Yeah probably... they didnt kick me or anything we did it after an hour or so.

But it was pretty epic

Vanilla and TBC were the best anyway... the feel and community was awesome it was way less dull than EVERGRIND and it had pretty good line of progression for my taste.

epic gear meant actually epic and legendary was beyond expectations

TBC went a little off with epic word since everything up to last boss in Kara and t4 should be blue but ok.

we could live with kiddos flexing epeens in full purple.

sevenex's Avatar


sevenex
01.12.2012 , 01:55 PM | #48
Quote: Originally Posted by Kabloosh View Post
I don't want everything to be handed to me but I don't want to be alienated because I decided to dps as a paladin over healing. I do like to push my character to the best of my ability. Its fun, however I don't think I need to spend hours a day researching everything. Well, one of my methods of learning is trial and error. Try something out, if it doesnt work I move onto something else instead of doing some stupid theorycrafting crap.
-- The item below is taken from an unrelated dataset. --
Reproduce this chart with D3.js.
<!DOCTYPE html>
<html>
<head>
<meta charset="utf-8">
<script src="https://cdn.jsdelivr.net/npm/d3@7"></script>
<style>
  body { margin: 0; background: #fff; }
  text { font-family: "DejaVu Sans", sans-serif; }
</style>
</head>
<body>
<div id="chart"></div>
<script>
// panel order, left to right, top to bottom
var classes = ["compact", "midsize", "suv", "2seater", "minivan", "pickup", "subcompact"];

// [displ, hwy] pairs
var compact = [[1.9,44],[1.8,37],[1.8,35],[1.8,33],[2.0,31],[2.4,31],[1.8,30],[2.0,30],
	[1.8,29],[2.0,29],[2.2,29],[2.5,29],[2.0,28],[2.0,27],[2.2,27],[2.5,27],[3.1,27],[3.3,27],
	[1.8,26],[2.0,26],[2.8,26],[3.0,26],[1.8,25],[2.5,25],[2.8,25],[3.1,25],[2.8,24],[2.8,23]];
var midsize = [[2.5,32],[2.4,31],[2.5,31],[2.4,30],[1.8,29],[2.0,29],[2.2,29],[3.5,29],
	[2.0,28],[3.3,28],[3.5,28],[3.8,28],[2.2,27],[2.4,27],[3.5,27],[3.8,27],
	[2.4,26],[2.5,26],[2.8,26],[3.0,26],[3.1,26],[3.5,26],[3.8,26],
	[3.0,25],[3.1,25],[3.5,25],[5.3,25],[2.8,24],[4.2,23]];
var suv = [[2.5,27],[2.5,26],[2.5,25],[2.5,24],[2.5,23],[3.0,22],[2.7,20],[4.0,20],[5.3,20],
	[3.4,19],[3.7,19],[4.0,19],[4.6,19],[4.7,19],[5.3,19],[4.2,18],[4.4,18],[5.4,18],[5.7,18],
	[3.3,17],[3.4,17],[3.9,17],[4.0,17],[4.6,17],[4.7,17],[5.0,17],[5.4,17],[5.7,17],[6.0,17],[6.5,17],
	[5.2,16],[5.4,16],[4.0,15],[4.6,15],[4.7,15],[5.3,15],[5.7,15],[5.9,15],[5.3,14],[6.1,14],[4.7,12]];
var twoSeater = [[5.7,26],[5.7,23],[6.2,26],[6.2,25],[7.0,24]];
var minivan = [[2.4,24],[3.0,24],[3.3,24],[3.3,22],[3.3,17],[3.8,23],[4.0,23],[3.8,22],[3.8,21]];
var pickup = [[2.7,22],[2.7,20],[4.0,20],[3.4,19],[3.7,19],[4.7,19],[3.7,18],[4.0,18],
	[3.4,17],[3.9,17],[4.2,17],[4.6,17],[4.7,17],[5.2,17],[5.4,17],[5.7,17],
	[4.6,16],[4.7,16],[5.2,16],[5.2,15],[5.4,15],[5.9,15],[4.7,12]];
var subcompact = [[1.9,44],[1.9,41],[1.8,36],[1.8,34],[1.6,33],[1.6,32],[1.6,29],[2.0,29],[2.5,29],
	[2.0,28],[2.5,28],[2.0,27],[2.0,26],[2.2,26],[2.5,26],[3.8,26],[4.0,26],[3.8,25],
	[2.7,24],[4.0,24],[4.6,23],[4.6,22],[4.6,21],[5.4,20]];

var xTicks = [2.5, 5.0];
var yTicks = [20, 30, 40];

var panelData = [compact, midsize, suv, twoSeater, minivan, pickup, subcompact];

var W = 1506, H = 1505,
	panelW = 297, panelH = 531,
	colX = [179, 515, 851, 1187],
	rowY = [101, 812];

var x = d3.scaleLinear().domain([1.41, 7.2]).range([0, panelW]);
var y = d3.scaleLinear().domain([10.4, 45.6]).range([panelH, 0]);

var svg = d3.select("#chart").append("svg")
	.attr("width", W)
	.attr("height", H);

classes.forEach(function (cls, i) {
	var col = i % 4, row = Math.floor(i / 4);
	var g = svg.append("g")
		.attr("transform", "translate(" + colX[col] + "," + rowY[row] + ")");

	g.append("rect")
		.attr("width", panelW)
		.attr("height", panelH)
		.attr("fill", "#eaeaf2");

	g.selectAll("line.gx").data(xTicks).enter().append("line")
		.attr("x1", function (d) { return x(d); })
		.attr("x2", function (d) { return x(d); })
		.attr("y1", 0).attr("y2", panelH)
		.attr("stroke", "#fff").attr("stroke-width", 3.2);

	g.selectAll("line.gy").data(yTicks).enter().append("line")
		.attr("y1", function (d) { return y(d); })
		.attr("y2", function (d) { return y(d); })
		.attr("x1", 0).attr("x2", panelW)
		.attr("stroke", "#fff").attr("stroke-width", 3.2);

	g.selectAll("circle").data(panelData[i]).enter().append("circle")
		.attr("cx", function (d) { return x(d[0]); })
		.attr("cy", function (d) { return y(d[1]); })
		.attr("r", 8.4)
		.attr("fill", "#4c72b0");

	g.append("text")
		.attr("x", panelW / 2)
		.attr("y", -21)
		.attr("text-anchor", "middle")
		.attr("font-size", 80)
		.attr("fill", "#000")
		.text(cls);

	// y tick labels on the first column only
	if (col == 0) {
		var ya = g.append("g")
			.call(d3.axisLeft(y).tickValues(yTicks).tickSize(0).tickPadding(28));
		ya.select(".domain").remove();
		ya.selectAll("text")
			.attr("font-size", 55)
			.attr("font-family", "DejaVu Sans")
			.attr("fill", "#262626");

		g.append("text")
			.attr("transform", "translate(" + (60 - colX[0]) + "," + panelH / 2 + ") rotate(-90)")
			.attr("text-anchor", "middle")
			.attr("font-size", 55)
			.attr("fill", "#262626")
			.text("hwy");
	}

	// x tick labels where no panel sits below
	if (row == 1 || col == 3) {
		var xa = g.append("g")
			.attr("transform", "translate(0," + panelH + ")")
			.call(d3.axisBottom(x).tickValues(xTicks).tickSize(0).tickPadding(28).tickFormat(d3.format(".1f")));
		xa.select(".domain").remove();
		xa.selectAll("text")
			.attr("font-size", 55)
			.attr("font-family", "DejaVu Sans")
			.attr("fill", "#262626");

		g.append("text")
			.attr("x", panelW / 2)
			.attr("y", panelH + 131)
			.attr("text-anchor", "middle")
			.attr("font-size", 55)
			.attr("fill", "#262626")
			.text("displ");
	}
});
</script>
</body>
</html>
However, people want you to go some stupid little cookie cutter set up to fit their stupid little preset design someone else came up with so they can "cruise" through the content following some sort of predetermined design. Where is the fun in that? I want to learn boss fights myself not watching a video about it. I however don't want to spend 3 weeks on the same stupid boss because the main tank's gear isn't good enough to handle the boss's "strike of impossibly stupid amount of damage you cannot handle until you reach this level of gear which will take you a month or 2 to achieve farming the 1st boss".

I've got no problem running the last tier and clearing it out for the next 2-3 weeks to get geared up before facing the next content. However, I think boss mechanics should be more of an issue for success then gear itself.
Well, those are two different things. I hope this game allows more than just the cookie cutter specs, but no matter what, when you break it down there will always be one spec that is just a little better than the others. There will also, always be people like me who use that spec.
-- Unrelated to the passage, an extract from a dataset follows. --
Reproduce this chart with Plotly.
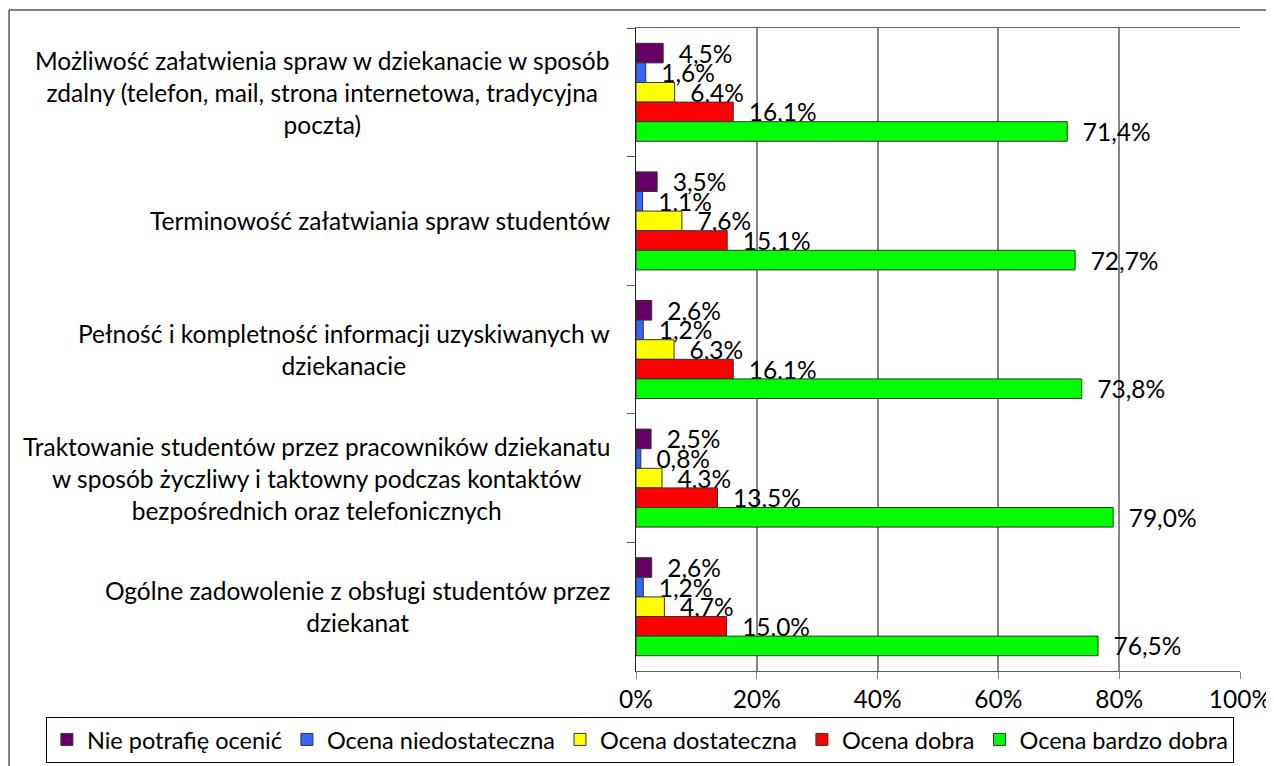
import plotly.graph_objects as go

categories = [
    "Możliwość załatwienia spraw w dziekanacie w sposób<br>zdalny (telefon, mail, strona internetowa, tradycyjna<br>poczta)",
    "Terminowość załatwiania spraw studentów",
    "Pełność i kompletność informacji uzyskiwanych w<br>dziekanacie",
    "Traktowanie studentów przez pracowników dziekanatu<br>w sposób życzliwy i taktowny podczas kontaktów<br>bezpośrednich oraz telefonicznych",
    "Ogólne zadowolenie z obsługi studentów przez<br>dziekanat",
]
series_names = ["Nie potrafię ocenić", "Ocena niedostateczna", "Ocena dostateczna",
                "Ocena dobra", "Ocena bardzo dobra"]
nie_potrafie = [4.5, 3.5, 2.6, 2.5, 2.6]
niedostateczna = [1.6, 1.1, 1.2, 0.8, 1.2]
dostateczna = [6.4, 7.6, 6.3, 4.3, 4.7]
dobra = [16.1, 15.1, 16.1, 13.5, 15.0]
bardzo_dobra = [71.4, 72.7, 73.8, 79.0, 76.5]
series_values = [nie_potrafie, niedostateczna, dostateczna, dobra, bardzo_dobra]
colors = ["#660066", "#3366FF", "#FFFF00", "#FF0000", "#00FF00"]
x_ticks = [0, 20, 40, 60, 80, 100]
x_tick_labels = ["0%", "20%", "40%", "60%", "80%", "100%"]

FONT = "Lato"
FS = 24.5
keys = [f"c{i}" for i in range(len(categories))]

fig = go.Figure()
for name, vals, col in zip(series_names, series_values, colors):
    fig.add_trace(go.Bar(
        y=keys, x=vals, name=name, orientation="h",
        marker=dict(color=col, line=dict(color="#333333", width=1)),
        texttemplate="\u00a0\u00a0%{x:.1f}%", textposition="outside",
        constraintext="none", cliponaxis=False,
        textfont=dict(family=FONT, size=FS, color="black"),
    ))

for k, lab in zip(keys, categories):
    fig.add_annotation(x=-0.04, xref="paper", xanchor="right", y=k, yref="y",
                       text=lab, showarrow=False, align="center",
                       font=dict(family=FONT, size=FS, color="black"))

# outer chart frame (top and left edges visible in the reference)
fig.add_shape(type="line", xref="paper", yref="paper", x0=-1.038, x1=1.2,
              y0=1.028, y1=1.028, line=dict(color="#555555", width=1.5))
fig.add_shape(type="line", xref="paper", yref="paper", x0=-1.038, x1=-1.038,
              y0=-0.3, y1=1.028, line=dict(color="#555555", width=1.5))

fig.update_layout(
    width=1266, height=758, barmode="group", bargap=0.238, bargroupgap=0,
    separators=", ", paper_bgcolor="white", plot_bgcolor="white",
    margin=dict(l=628, r=34, t=20, b=95, autoexpand=False),
    font=dict(family=FONT, size=FS, color="black"),
    showlegend=True,
    legend=dict(orientation="h", x=-0.977, xanchor="left", y=-0.071, yanchor="top",
                bordercolor="black", borderwidth=1, font=dict(family=FONT, size=23.5),
                itemwidth=30, traceorder="normal"),
    xaxis=dict(range=[0, 100], tickmode="array", tickvals=x_ticks, ticktext=x_tick_labels,
               showgrid=True, gridcolor="#868686", gridwidth=1.5, ticks="outside", ticklen=7,
               tickcolor="#868686", showline=True, linecolor="#606060", mirror=True,
               zeroline=False, tickfont=dict(family=FONT, size=FS)),
    yaxis=dict(type="category", autorange="reversed", showticklabels=False,
               tickson="boundaries", ticks="outside", ticklen=8, tickcolor="#555555",
               showline=True, linecolor="#222222", showgrid=False),
)

fig.write_html("out.html")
Now, if you're in a spec that's not optimal, but you still pull your own weight, that's all good by me.

That's a different argument from a raid being too difficult for the majority of the population to access.
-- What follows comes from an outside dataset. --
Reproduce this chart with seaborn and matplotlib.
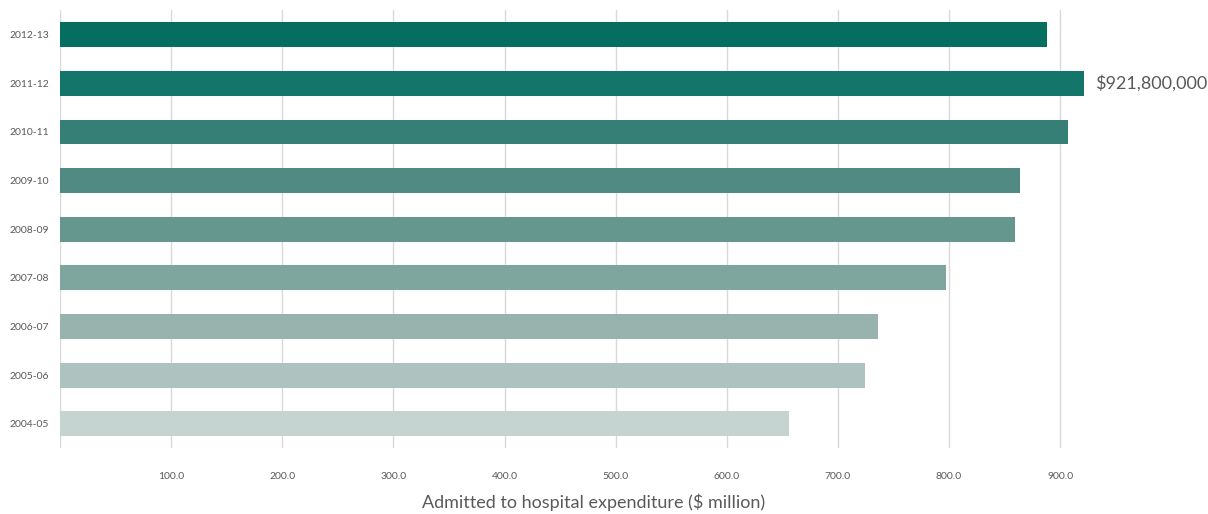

I think you're spot on about the mechanics being more important than the gear itself. That's probably another reason that lots of people liked kara. The dragon with the beams (forget the name) was a pretty cool fight. Aron was fun. Prince was fun.

Wolfeisberg's Avatar


Wolfeisberg
01.12.2012 , 02:09 PM | #49
Karazhan was fun for what I got to see of it. But it really needed to cut about 2/3rds of the trash mobs in that place. Really, those just got boring fast, and every trash mob pull was basically the same thing over and over again.

Greyfeld's Avatar


Greyfeld
01.12.2012 , 02:12 PM | #50
Quote: Originally Posted by Maltuvion View Post
Funny how people usually rattle off a list of "OMG WOW WAS RUINED DUE TO... *insert LFD or whatever*" that was incorporated post-TBC while simultaneously stating WoW was fine before (implied as WoW was, apparently, 'ruined' by the institutionalization of these tools)... yet apparently TBC wasn't fine either for the exact diametrical opposite of the reasons previously stated to have ruined wow. It's really quite amusing to see some of the baddies whose career of failing seems neverending.

Having cleared all TBC pre-nerf including Sunwell, it was easily the best time of WoW. Always something to shoot for, always something to do, always some goal in mind. It catered to skill more than anything else.
I actually quit six months before WotLK came out. I could see the direction WoW was going in, with the institution of rep. grinding and welfare epics. That, in combination with the fact that I couldn't find a player to replace my arena partner that would randomly and consistently go MIA for days at a time, and I couldn't find a raiding guild that wasn't full of arrogant, abusive jackholes to save my life... well, in the end, I just couldn't take it any more.

So even though a number of the reasons I quit were personal, underlying it was the fact that I was unhappy with the direction WoW was going, being heavily causual-oriented, and Blizzard's idea of "new content" being more repeatable crap to grind out day after day.